以下の記事では「空き病床を探すのが一番たいへん」という保健所の声が紹介されています。現場で奮闘される職員のみなさまには敬意しかありませんが「それ電話でやってるんですか?検索システムないんですか?」と感じてしまいます。

■新型コロナ対策の隠れた最前線 保健所の悲鳴を聞いて
  https://www.buzzfeed.com/jp/naokoiwanaga/covid-19-hokenjo
『私たちは探すためのシステムを持っていないので、片っ端から、個々に電話をするしかありません。~中略~ 区内で病院が見つからないと、多摩地域の病院まで送り届けたこともあります。断られながら一軒一軒当たっているのです。これがかなりの業務量になり、時間を使っているところ』

さらにもうひとつ。以下では厚労省のドタバタぶりが明らかになっていますが、ここでも「100人以上の職員がメールだけでタスク管理している」という驚くべき極めて非効率な業務のやり方を行っていることが読み取れます。

厚生労働省の職員「多忙でメンタルをやられた人もいる」 新型コロナ対策の現場で何が起きているか?
https://www.buzzfeed.com/jp/naokoiwanaga/covid-19-mhlw
『コロナ対策本部があり、そこに常に100人程度が常駐している状態』
『メールで全部やっています。平時でメールは100通ぐらい来ます。さらに、今はさらに何百と膨れ上がっている人もいます。』

保険医療にはまだまだ無駄があります。(あとは教育とか政治とか)

危機は利権政治屋と天下り先を確保したい官僚の絶好のチャンス

「平時のムダが有事に役立つ」というような短絡的な考え方は危険です。政府が非効率な投資を行うことを正当化してしまいます。

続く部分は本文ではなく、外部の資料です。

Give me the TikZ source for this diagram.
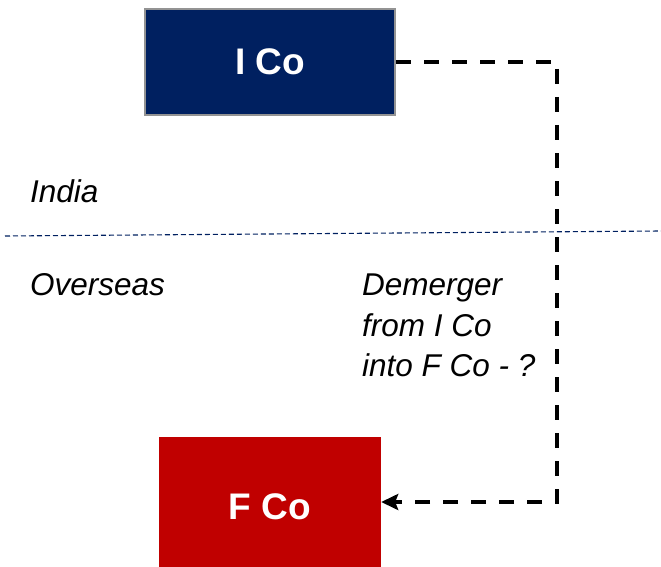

たとえば東日本大震災後に「国土強靭化」という名目で莫大な税金が古い業界に投入されて自民党(特に前時代的な長老政治家)の利権・集票マシンとなりました。復興予算が被災地以外で流用されていたことが批判されましたが流れは変わりませんでした。

多くの住民が望まない巨大なコンクリートの塊(防潮堤)の建設が「命を守るため」という名目で強行され地域コミュニティの分断を招きました。被災地で続々と「箱モノ」が建設されました。

耐用期間を迎える30年・40年後に付加価値の低い莫大な維持コストいわば「負の遺産」として国民や地方に重くのしかかることが確実視されています。それこそ空家問題とは桁違いの負担感になるはずです。(被災地で活躍する若者に聞いてみてください。ほとんどの人から懸念する声が聞けると思います)

投資対象を間違えた結果

費用対効果の低い古い業界を温存して、ITやAIなどハイテクへの投資を軽視してきた結果が今回の危機で可視化されました。

韓国や台湾では徹底した情報公開とICTによる情報収集とビッグデータの活用、そこで得られた知見を迅速に通知することで感染を制御下におき、国民に安心を届けています。

台湾のコロナ対策が爆速である根本理由「閣僚に素人がいない」 ポストを実力本位で振り分けている

その一方、日本のCOVID-19対応の中心となっているクラスタ対策では、泥臭い作業を必要とするクラスタサーベイランス要員が枯渇・疲弊して戦略が遂行できなくなるのが見えてきた今頃になってICT利活用をいいはじめている残念な状況です…。

世界中で進行中のCOVID-19対応は、日本の劣化具合・後進性を容赦なく可視化してくれました。(誤解ないように申し上げておきますが、現場で治療にあたる保健医療従事者のみなさまには感謝と尊敬しかありません。人的資源への投資~待遇向上と環境整備~は賛成です)

最後に

繰り返しになりますが「平時のムダが有事に役立つ」というような短絡的な考え方は危険です。政府が非効率な投資を行うことを正当化してしまいます。

「安全」を理由に何かを要求されると、反対するのが難しくなります。「危機」は古い政治家の利権と官僚の天下り先を増やす絶好の口実となります。同じ過ちを繰り返してはいけません。非効率な投資を許してはいけません。

これ以上、将来世代に負債を残してはいけません!

利権に阻まれてすすまなかった「初診からのオンライン診療」が「その気になればすぐにもできること」も可視化してくれました。

技術的な問題はないのに既得権益層や変化を拒む声の大きな古い世代にはばまれて改善されない非効率は無数に存在します。これは医療だけでなく教育、政治にも言えることです。

「有事に必要なピーク資源」を平時から維持しておく必要はありません。
IT業界を劇的に変えた「クラウド・コンピューティング」からそのヒントが得られると思います。

今度こそ、賢く備えて欲しいものです。